Directions | Copy the material below verbatim from the line with "What Chart.js code" to the line with "-peak, back to ~0", both lines included, omitting pictures and every line outside that range.

──────── Listed records ────────

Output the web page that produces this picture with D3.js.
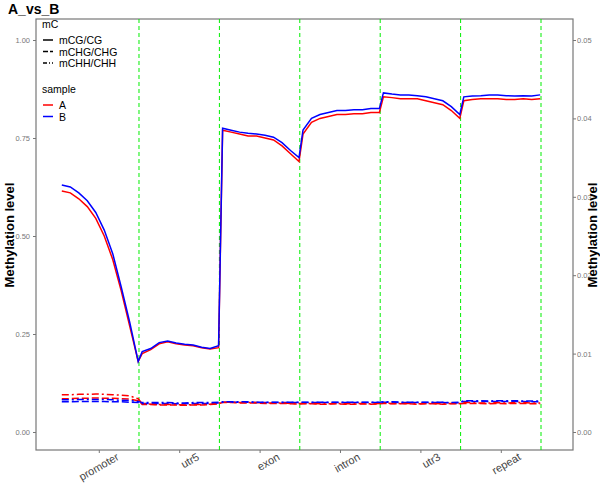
<!DOCTYPE html><html><head><meta charset="utf-8"><script src="https://cdn.jsdelivr.net/npm/d3@7"></script>
<style>body{margin:0;background:#fff}text{font-family:"Liberation Sans",Arial,sans-serif}</style></head><body><svg id="c" width="600" height="500"></svg>
<script>
const regions=["promoter","utr5","exon","intron","utr3","repeat"];
const cgA=[0.615,0.61,0.595,0.575,0.545,0.5,0.44,0.36,0.27,0.18, 0.20,0.21,0.225,0.23,0.225,0.222,0.22,0.215,0.212,0.215, 0.77,0.765,0.76,0.755,0.755,0.75,0.745,0.73,0.71,0.69, 0.76,0.79,0.80,0.805,0.81,0.81,0.812,0.812,0.815,0.815, 0.855,0.853,0.85,0.85,0.85,0.845,0.84,0.835,0.82,0.80, 0.845,0.848,0.85,0.85,0.85,0.848,0.848,0.85,0.848,0.85];
const cgB=[0.63,0.625,0.61,0.59,0.56,0.515,0.455,0.37,0.28,0.18, 0.205,0.213,0.228,0.232,0.227,0.224,0.222,0.216,0.213,0.22, 0.775,0.77,0.765,0.762,0.76,0.757,0.752,0.738,0.718,0.70, 0.77,0.80,0.81,0.815,0.82,0.82,0.822,0.822,0.825,0.825, 0.865,0.862,0.86,0.86,0.858,0.855,0.85,0.845,0.83,0.81, 0.855,0.857,0.858,0.86,0.86,0.858,0.857,0.858,0.857,0.86];
const chgA=[0.085,0.085,0.086,0.086,0.087,0.086,0.086,0.085,0.084,0.08, 0.07,0.07,0.069,0.069,0.069,0.068,0.069,0.069,0.07,0.072, 0.075,0.075,0.074,0.074,0.074,0.073,0.073,0.073,0.072,0.071, 0.072,0.072,0.071,0.071,0.072,0.071,0.071,0.072,0.071,0.072, 0.073,0.072,0.072,0.072,0.071,0.072,0.072,0.071,0.072,0.072, 0.073,0.073,0.073,0.072,0.073,0.072,0.073,0.073,0.072,0.072];
const chhA=[0.095,0.095,0.096,0.096,0.097,0.096,0.095,0.094,0.092,0.085, 0.072,0.071,0.07,0.07,0.07,0.069,0.07,0.07,0.071,0.073, 0.076,0.076,0.075,0.075,0.075,0.074,0.074,0.074,0.073,0.073, 0.073,0.073,0.072,0.072,0.073,0.072,0.072,0.073,0.072,0.073, 0.074,0.073,0.073,0.073,0.072,0.073,0.073,0.072,0.073,0.073, 0.075,0.075,0.074,0.074,0.075,0.074,0.075,0.075,0.074,0.074];
const chgB=[0.077,0.077,0.078,0.078,0.078,0.078,0.077,0.077,0.076,0.075, 0.073,0.073,0.073,0.073,0.072,0.072,0.073,0.073,0.073,0.074, 0.076,0.076,0.076,0.076,0.075,0.075,0.075,0.075,0.075,0.075, 0.075,0.075,0.075,0.075,0.075,0.075,0.075,0.075,0.075,0.075, 0.076,0.076,0.075,0.075,0.075,0.075,0.075,0.075,0.074,0.075, 0.078,0.078,0.078,0.078,0.078,0.078,0.078,0.078,0.077,0.077];
const chhB=[0.082,0.082,0.083,0.083,0.083,0.083,0.082,0.081,0.08,0.078, 0.075,0.075,0.075,0.075,0.074,0.074,0.075,0.075,0.075,0.076, 0.077,0.077,0.077,0.077,0.076,0.076,0.076,0.076,0.076,0.076, 0.076,0.076,0.076,0.076,0.076,0.076,0.076,0.076,0.076,0.076, 0.077,0.077,0.076,0.076,0.076,0.076,0.076,0.076,0.075,0.076, 0.08,0.08,0.08,0.079,0.08,0.08,0.08,0.079,0.079,0.079];
const leftTicks=[0,0.25,0.5,0.75,1];
const rightTicks=[0,0.01,0.02,0.03,0.04,0.05];
const svg=d3.select("#c");
const L=36,R=573,T=19,B=450;
const x=d3.scaleLinear().domain([-0.281,6.398]).range([L,R]);
const y=d3.scaleLinear().domain([0,1]).range([432,40]);
const y2=d3.scaleLinear().domain([0,0.05]).range([432,40]);
const n=10;
const xi=i=>{const r=Math.floor(i/n),k=i%n;return r+0.04+k/(n-1)*0.95;};
svg.append("rect").attr("x",L).attr("y",T).attr("width",R-L).attr("height",B-T).attr("fill","none").attr("stroke","#777").attr("stroke-width",1.2);
for(let r=1;r<=6;r++){svg.append("line").attr("x1",x(r)).attr("x2",x(r)).attr("y1",T).attr("y2",B).attr("stroke","#00ee00").attr("stroke-dasharray","4,3").attr("stroke-width",1);}
const line=d3.line().x((d,i)=>x(xi(i))).y(d=>y(d));
const series=[[cgA,"red",null],[cgB,"blue",null],[chgA,"red","7,3"],[chgB,"blue","7,3"],[chhA,"red","7,3,2,3"],[chhB,"blue","7,3,2,3"]];
series.forEach(([d,c,da])=>svg.append("path").datum(d).attr("d",line).attr("fill","none").attr("stroke",c).attr("stroke-width",1.5).attr("stroke-dasharray",da));
const ax=svg.append("g").attr("transform",`translate(0,${B})`).call(d3.axisBottom(x).tickValues([0.5,1.5,2.5,3.5,4.5,5.5]).tickFormat((d,i)=>regions[i]).tickSize(3).tickSizeOuter(0));
ax.select(".domain").remove();
ax.selectAll("text").attr("transform","rotate(-30)").attr("text-anchor","end").attr("dx","1.2em").attr("dy","1.1em").attr("font-size",11).attr("fill","#444");
const ay=svg.append("g").attr("transform",`translate(${L},0)`).call(d3.axisLeft(y).tickValues(leftTicks).tickFormat(d3.format(".2f")).tickSize(3));
ay.select(".domain").remove();ay.selectAll("text").attr("font-size",7.5).attr("fill","#777");
const ay2=svg.append("g").attr("transform",`translate(${R},0)`).call(d3.axisRight(y2).tickValues(rightTicks).tickFormat(d3.format(".2f")).tickSize(3).tickPadding(1));
ay2.select(".domain").remove();ay2.selectAll("text").attr("font-size",7.5).attr("fill","#777");
svg.selectAll(".tick line").attr("stroke","#777");
svg.append("text").attr("x",8).attr("y",14).text("A_vs_B").attr("font-size",14).attr("font-weight","bold");
svg.append("text").attr("transform","translate(14,235) rotate(-90)").attr("text-anchor","middle").text("Methylation level").attr("font-size",13).attr("font-weight","bold");
svg.append("text").attr("transform","translate(597,235) rotate(-90)").attr("text-anchor","middle").text("Methylation level").attr("font-size",13).attr("font-weight","bold");
const lg=svg.append("g").attr("font-size",10.5);
lg.append("text").attr("x",42).attr("y",28).text("mC");
[["mCG/CG",null],["mCHG/CHG","5,2"],["mCHH/CHH","4,2,1,2"]].forEach(([t,da],i)=>{const yy=40+i*11.5;lg.append("line").attr("x1",43).attr("x2",53).attr("y1",yy).attr("y2",yy).attr("stroke","#000").attr("stroke-width",1.5).attr("stroke-dasharray",da);lg.append("text").attr("x",59).attr("y",yy+4).text(t);});
lg.append("text").attr("x",42).attr("y",93).text("sample");
[["A","red"],["B","blue"]].forEach(([t,c],i)=>{const yy=105+i*11.5;lg.append("line").attr("x1",43).attr("x2",53).attr("y1",yy).attr("y2",yy).attr("stroke",c).attr("stroke-width",1.5);lg.append("text").attr("x",59).attr("y",yy+4).text(t);});
</script></body></html>
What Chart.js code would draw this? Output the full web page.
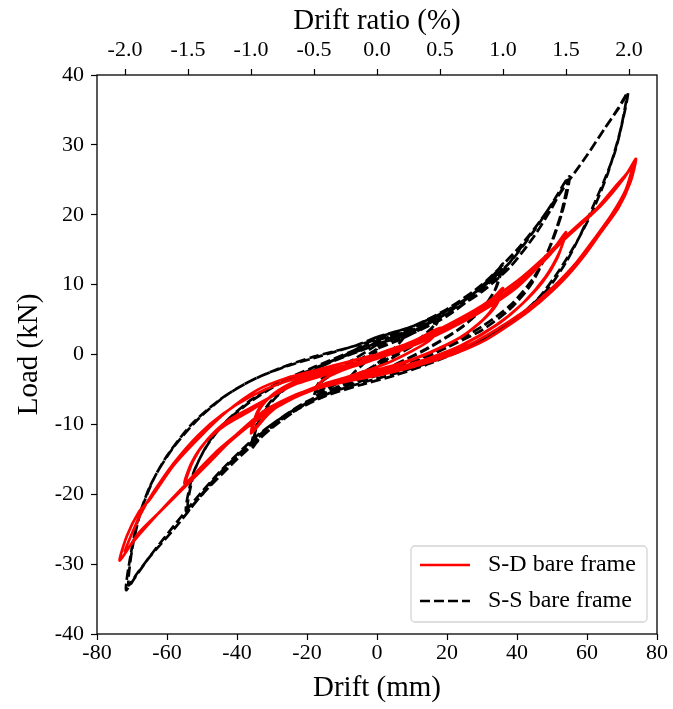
<!DOCTYPE html>
<html>
<head>
<meta charset="utf-8">
<script src="https://cdn.jsdelivr.net/npm/chart.js@4.4.1/dist/chart.umd.min.js"></script>
<style>
  html, body { margin: 0; padding: 0; background: #fff; }
  #wrap { width: 673px; height: 709px; }
</style>
</head>
<body>
<div id="wrap"><canvas id="hyst"></canvas></div>
<script>
// hysteresis curves, [drift mm, load kN]
// each cycle: from ~0 up to +peak, back down to -peak, back to ~0

// S-S bare frame (black dashed)
var ssCycle9 = [[0,1.2],[4,2],[9,3.4],[7,2],[4,0.4],[0,-1.3],[-4,-2.6],[-9,-4.2],[-7,-2.8],[-4,-1.4],[0,0.5]];
var ssCycle18a = [[0,0.8],[6,2],[12,3.5],[18,5.5],[16,3.6],[12,1.8],[6,0],[0,-1.8],[-6,-3],[-12,-4.3],[-18,-6],[-16,-4],[-12,-2.6],[-6,-1],[0,0.8]];
var ssCycle18b = [[0,1.4],[6,2.4],[12,3.8],[18,5.8],[16,4],[12,2.2],[6,0.3],[0,-1.5],[-6,-2.9],[-12,-4],[-18,-5.5],[-16,-3.6],[-12,-2.2],[-6,-0.5],[0,1.4]];
var ssCycle36a = [[0,1.5],[10,3],[20,5.5],[28,8.5],[33,11],[36,13],[34,9.5],[30,6.5],[24,3.8],[15,1],[5,-1.5],[-5,-3.3],[-15,-5.5],[-25,-8.3],[-32,-11],[-36,-13.5],[-34,-9.5],[-30,-6.5],[-24,-4],[-15,-1.5],[-5,0.5],[0,1.5]];
var ssCycle36b = [[0,1.8],[10,3.3],[20,5.9],[28,8.9],[33,11.2],[35.5,12.5],[33.5,9],[29,6],[23,3.5],[14,0.8],[4,-1.7],[-6,-3.5],[-16,-5.8],[-26,-8.7],[-32,-11.3],[-35.5,-13],[-33.5,-9.2],[-29,-6.2],[-23,-3.7],[-14,-1.2],[-4,0.8],[0,1.8]];
var ssCycle54a = [[0,2],[10,3.5],[20,5.8],[30,9],[38,12.5],[45,17],[50,21],[54.5,25],[52.5,20],[49,15],[44,10],[38,6.5],[30,3.5],[20,1],[10,-1.3],[0,-3],[-10,-4.8],[-20,-7],[-30,-10.5],[-40,-15],[-48,-19],[-54,-22],[-52,-16.5],[-48,-12.5],[-43,-9.5],[-36,-6.5],[-28,-4],[-18,-1.8],[-8,0.3],[0,2]];
var ssCycle54b = [[0,2.4],[10,4],[20,6.3],[30,9.6],[38,13.2],[45,17.8],[50,21.6],[55,25.5],[53,20.5],[49.5,15.5],[44.5,10.8],[38,7],[30,4],[20,1.3],[10,-1],[0,-2.7],[-10,-4.5],[-20,-6.7],[-30,-10],[-40,-14.5],[-48,-18.7],[-54.5,-22.5],[-52.5,-17],[-48.5,-13],[-43.5,-9.8],[-36,-6.7],[-28,-4.2],[-18,-2],[-8,0.2],[0,2.4]];
var ssCycle72a = [[0,2.2],[10,3.8],[20,6.3],[30,9.5],[36,12],[45,18],[50,21.5],[55,25],[60,28.5],[65,32.3],[69,35.3],[71.7,37.5],[70,33],[68,29],[65,25],[62,21.5],[58,17],[54,13.2],[49,9.5],[43,6.5],[36,4],[26,1],[15,-1.3],[5,-3],[-5,-4.4],[-15,-6],[-25,-8.5],[-36,-12.7],[-44,-16.5],[-50.6,-20.4],[-58,-25],[-65,-29],[-69,-31.8],[-71.7,-33.7],[-70.5,-29],[-68.5,-24],[-65,-19],[-60,-14.5],[-53,-10],[-45,-6.5],[-37,-4],[-28,-2],[-18,-0.3],[-8,1],[0,2.2]];
var ssCycle72b = [[0,2.5],[10,4],[20,6.5],[30,10],[40,15],[48,20],[55,25],[60,28.5],[65,32.3],[69,35.2],[71.3,37],[69.5,32],[66,26],[62,21],[57.5,16.5],[52,12],[46,8],[38,4.5],[28,1.5],[17,-0.8],[6,-2.6],[-4,-4],[-14,-5.6],[-24,-8],[-34,-11.5],[-44,-16.3],[-52,-20.8],[-58,-24.5],[-64,-28.3],[-68.5,-31.3],[-71,-33],[-70,-28],[-67.5,-22.5],[-63.5,-17.5],[-58,-13.2],[-51,-9.2],[-43,-5.8],[-35,-3.5],[-26,-1.7],[-16,-0.2],[-6,1.3],[0,2.5]];

// S-D bare frame (red solid)
var sdCycle18 = [[0,-0.3],[6,1],[12,2.3],[18,3.8],[15,2],[10,0.5],[4,-1],[0,-1.8],[-6,-2.8],[-12,-3.8],[-18,-5],[-15,-3.5],[-10,-2.3],[-4,-1.2],[0,-0.5]];
var sdCycle36a = [[0,-0.3],[10,1.5],[20,3.8],[28,6],[33,8],[36,9.5],[34,7],[30,4.8],[24,2.5],[15,0.3],[5,-1.5],[-5,-2.8],[-15,-4.2],[-25,-6.3],[-31,-8.5],[-36,-11.3],[-34,-8],[-30,-5.8],[-24,-4],[-15,-2.6],[-6,-1.3],[0,-0.3]];
var sdCycle36b = [[0,-0.6],[10,1.2],[20,3.5],[28,5.7],[32.5,7.6],[35,9],[33,6.6],[29,4.4],[23,2.2],[14,0],[4,-1.8],[-6,-3],[-16,-4.4],[-26,-6.6],[-31.5,-8.7],[-35.5,-10.8],[-33.5,-7.8],[-29.5,-5.6],[-23,-3.8],[-14,-2.4],[-5,-1.2],[0,-0.6]];
var sdCycle54a = [[0,-0.2],[10,1.5],[20,3.8],[30,6.5],[40,10],[47,13.5],[51,15.5],[54,17.5],[52,14.5],[48,11],[42,7.5],[35,4.5],[25,1.5],[15,-0.5],[5,-2],[-5,-3.2],[-15,-4.5],[-25,-6.5],[-35,-9.5],[-45,-13.5],[-50,-16],[-55,-18.5],[-53,-15.5],[-49,-12.5],[-43,-10],[-36,-8],[-30,-6],[-24,-4.3],[-15,-2.8],[-7,-1.6],[0,-0.4]];
var sdCycle54b = [[0,-0.5],[10,1.2],[20,3.5],[30,6.2],[40,9.6],[47,13],[51,15.2],[53.5,16.8],[51.5,13.8],[47.5,10.5],[41,7],[34,4.2],[24,1.3],[14,-0.7],[4,-2.2],[-6,-3.4],[-16,-4.7],[-26,-6.8],[-36,-10],[-45,-13.8],[-50,-16.3],[-54.5,-18.2],[-52.5,-15.2],[-48.5,-12.2],[-43,-9.6],[-36,-7.6],[-29,-5.7],[-23,-4.2],[-14,-2.8],[-6,-1.6],[0,-0.5]];
var sdCycle74a = [[0,0],[10,1.8],[20,4.2],[30,7],[40,10.5],[48,14],[53,16.5],[58,18.8],[63,21],[68,24],[71.5,26],[74,28],[72.5,24.8],[69,21],[64,17.5],[59,14],[53,10.5],[46.5,7.5],[40,5],[30,1.8],[20,-0.3],[10,-1.8],[0,-3],[-10,-4],[-20,-5.3],[-30,-7.5],[-40,-11.5],[-48,-15.5],[-55,-19],[-62,-22.5],[-68,-25.5],[-73.5,-29.5],[-71.5,-26],[-68,-22.5],[-65,-20.8],[-58,-15.8],[-50.6,-11.8],[-43,-8.2],[-34.3,-5.1],[-26,-3.4],[-17,-2.2],[-8,-1],[0,0]];
var sdCycle74b = [[0,-0.3],[10,1.5],[20,3.8],[30,6.5],[40,10],[48,13.6],[53,16.2],[58,18.5],[63,20.8],[67,23],[70.5,25.2],[73,27],[71,23.5],[67,20],[62,16.5],[57,13.2],[51,10],[45,7.3],[38,4.8],[28,1.8],[18,-0.3],[8,-1.8],[-2,-3],[-12,-4.1],[-22,-5.5],[-32,-8],[-42,-12.3],[-50,-16.3],[-57,-19.8],[-63,-23],[-68,-25.8],[-72,-28.2],[-70.6,-26.3],[-67.5,-22.8],[-64,-19.8],[-58,-15.5],[-51,-11.5],[-44,-8.5],[-36,-6],[-27,-4],[-17,-2.6],[-7,-1.3],[0,-0.3]];

var seriesLabels = ['S-D bare frame', 'S-S bare frame'];
var xTicksMm = { min: -80, max: 80, step: 20 };
var yTicksKn = { min: -40, max: 40, step: 10 };
var ratioTicks = [-2.0, -1.5, -1.0, -0.5, 0.0, 0.5, 1.0, 1.5, 2.0];  // top axis, drift ratio in %
var mmPerPercent = 36;    // 2.0 % = 72 mm

function toPoints(cycles) {
  var out = [];
  cycles.forEach(function (c) {
    c.forEach(function (p) { out.push({ x: p[0], y: p[1] }); });
  });
  return out;
}

var sdData = toPoints([sdCycle18, sdCycle36a, sdCycle36b, sdCycle54a, sdCycle54b, sdCycle74a, sdCycle74b]);
var ssData = toPoints([ssCycle9, ssCycle18a, ssCycle18b, ssCycle36a, ssCycle36b, ssCycle54a, ssCycle54b, ssCycle72a, ssCycle72b]);

var serif = 'Liberation Serif';

// plot frame
var frame = {
  id: 'frame',
  afterDatasetsDraw: function (chart) {
    var a = chart.chartArea, ctx = chart.ctx;
    ctx.save();
    ctx.strokeStyle = '#000';
    ctx.lineWidth = 1.3;
    ctx.strokeRect(a.left, a.top, a.right - a.left, a.bottom - a.top);
    ctx.restore();
  }
};

// legend box in the lower right of the plot
var legendBox = {
  id: 'legendBox',
  afterDatasetsDraw: function (chart) {
    var ctx = chart.ctx, a = chart.chartArea;
    var w = 236, h = 76;
    var x = a.right - 10 - w, y = a.bottom - 12 - h;
    ctx.save();
    ctx.beginPath();
    ctx.roundRect(x, y, w, h, 4);
    ctx.fillStyle = 'rgba(255,255,255,0.8)';
    ctx.fill();
    ctx.strokeStyle = '#d4d4d4';
    ctx.lineWidth = 1.3;
    ctx.stroke();
    chart.data.datasets.forEach(function (ds, i) {
      var ly = y + 19 + i * 36;
      ctx.beginPath();
      ctx.setLineDash(ds.borderDash || []);
      ctx.strokeStyle = ds.borderColor;
      ctx.lineWidth = ds.borderWidth;
      ctx.moveTo(x + 9, ly);
      ctx.lineTo(x + 59, ly);
      ctx.stroke();
      ctx.setLineDash([]);
      ctx.fillStyle = '#000';
      ctx.font = '24px "' + serif + '"';
      ctx.textBaseline = 'middle';
      ctx.textAlign = 'left';
      ctx.fillText(ds.label, x + 77, ly);
    });
    ctx.restore();
  }
};

new Chart(document.getElementById('hyst'), {
  type: 'scatter',
  data: {
    datasets: [
      {
        label: seriesLabels[0],
        data: sdData,
        showLine: true,
        borderColor: '#ff0000',
        borderWidth: 2.7,
        pointRadius: 0,
        tension: 0.25
      },
      {
        label: seriesLabels[1],
        data: ssData,
        showLine: true,
        borderColor: '#000000',
        borderWidth: 2.7,
        borderDash: [10, 4],
        pointRadius: 0,
        tension: 0.25
      }
    ]
  },
  options: {
    responsive: true,
    maintainAspectRatio: false,
    animation: false,
    layout: { padding: { left: 0, right: 16, top: 0, bottom: 0 } },
    plugins: {
      legend: { display: false },
      tooltip: { enabled: false }
    },
    scales: {
      x: {
        type: 'linear',
        position: 'bottom',
        min: xTicksMm.min,
        max: xTicksMm.max,
        border: { display: false },
        grid: { drawOnChartArea: false, drawTicks: true, tickLength: 6, color: '#000', tickWidth: 1.2 },
        ticks: { stepSize: xTicksMm.step, color: '#000', padding: 0, font: { family: serif, size: 22 } },
        title: { display: true, text: 'Drift (mm)', color: '#000', font: { family: serif, size: 29 }, padding: { top: 0, bottom: 3 } },
        afterFit: function (s) { s.height = 75; }
      },
      x2: {
        type: 'linear',
        position: 'top',
        min: xTicksMm.min / mmPerPercent,
        max: xTicksMm.max / mmPerPercent,
        border: { display: false },
        grid: { drawOnChartArea: false, drawTicks: true, tickLength: 6, color: '#000', tickWidth: 1.2 },
        ticks: {
          color: '#000', padding: 6, font: { family: serif, size: 22 },
          callback: function (v) { return Number(v).toFixed(1); }
        },
        afterBuildTicks: function (s) {
          s.ticks = ratioTicks.map(function (v) { return { value: v }; });
        },
        title: { display: true, text: 'Drift ratio (%)', color: '#000', font: { family: serif, size: 29 }, padding: { top: 4, bottom: 0 } },
        afterFit: function (s) { s.height = 75; }
      },
      y: {
        type: 'linear',
        position: 'left',
        min: yTicksKn.min,
        max: yTicksKn.max,
        border: { display: false },
        grid: { drawOnChartArea: false, drawTicks: true, tickLength: 6, color: '#000', tickWidth: 1.2 },
        ticks: { stepSize: yTicksKn.step, color: '#000', padding: 7, font: { family: serif, size: 22 } },
        title: { display: true, text: 'Load (kN)', color: '#000', font: { family: serif, size: 29 }, padding: { top: 12, bottom: 0 } },
        afterFit: function (s) { s.width = 97; }
      }
    }
  },
  plugins: [frame, legendBox]
});
</script>
</body>
</html>
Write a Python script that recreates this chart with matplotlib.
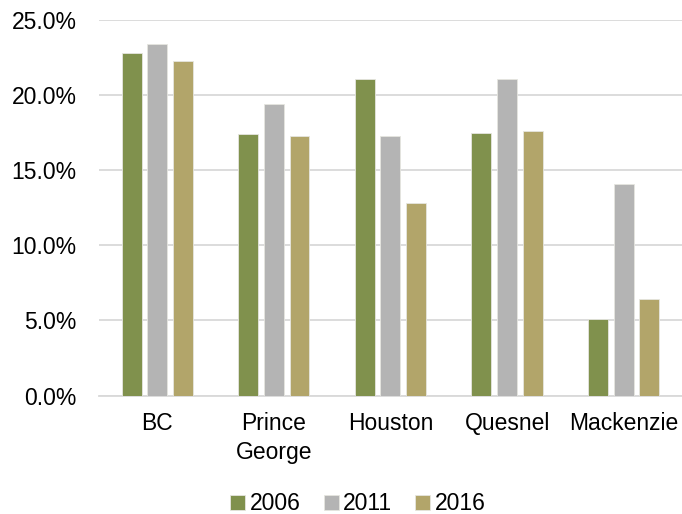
import matplotlib
matplotlib.use("Agg")
import matplotlib.pyplot as plt
import numpy as np
from matplotlib.ticker import FuncFormatter

plt.rcParams['font.family'] = ['Liberation Sans', 'DejaVu Sans']

places = ["BC", "Prince\nGeorge", "Houston", "Quesnel", "Mackenzie"]
years = ["2006", "2011", "2016"]
v2006 = [22.8, 17.4, 21.1, 17.45, 5.1]
v2011 = [23.4, 19.4, 17.3, 21.1, 14.1]
v2016 = [22.3, 17.3, 12.8, 17.6, 6.4]
colours = ["#80914D", "#B4B4B4", "#B2A56A"]

fig = plt.figure(figsize=(6.82, 5.14), dpi=100)
ax = fig.add_axes([0.145, 0.2305, 0.855, 0.7305])

x = np.arange(len(places))
width = 0.171
step = 0.22
for i, (vals, c, lab) in enumerate(zip([v2006, v2011, v2016], colours, years)):
    ax.bar(x + (i - 1) * step, vals, width, color=c, label=lab, zorder=3,
           edgecolor="#E6E6E0", linewidth=0.6)

ax.set_xlim(-0.5, len(places) - 0.5)
ax.set_ylim(0, 25)
ax.set_yticks(np.arange(0, 25.1, 5))
ax.yaxis.set_major_formatter(FuncFormatter(lambda v, p: "%.1f%%" % v))
ax.set_xticks(x)
ax.set_xticklabels(places, linespacing=1.3)
ax.tick_params(axis='both', length=0, labelsize=16.5, colors="#000000")
ax.tick_params(axis='x', pad=12)
ax.tick_params(axis='y', pad=16)
ax.grid(axis='y', color="#D9D9D9", linewidth=1.3, zorder=0)
for s in ["top", "right", "left"]:
    ax.spines[s].set_visible(False)
ax.spines["bottom"].set_color("#D9D9D9")
ax.spines["bottom"].set_linewidth(1.3)

fig.legend(loc="center", bbox_to_anchor=(0.525, 0.02), ncol=3, frameon=False,
           fontsize=16.5, handlelength=0.65, handleheight=0.65, handletextpad=0.2,
           columnspacing=1.0)

fig.savefig("out.png", dpi=100)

────────

Right answer |
What Chart.js code would draw this? Output the full web page.
<!DOCTYPE html>
<html>
<head>
<meta charset="utf-8">
<script src="https://cdn.jsdelivr.net/npm/chart.js@4.4.1/dist/chart.umd.min.js"></script>
<style>
  html, body { margin: 0; padding: 0; background: #fff; }
  #wrap { width: 673px; height: 709px; }
</style>
</head>
<body>
<div id="wrap"><canvas id="hyst"></canvas></div>
<script>
// hysteresis curves, [drift mm, load kN]
// each cycle: from ~0 up to +peak, back down to -peak, back to ~0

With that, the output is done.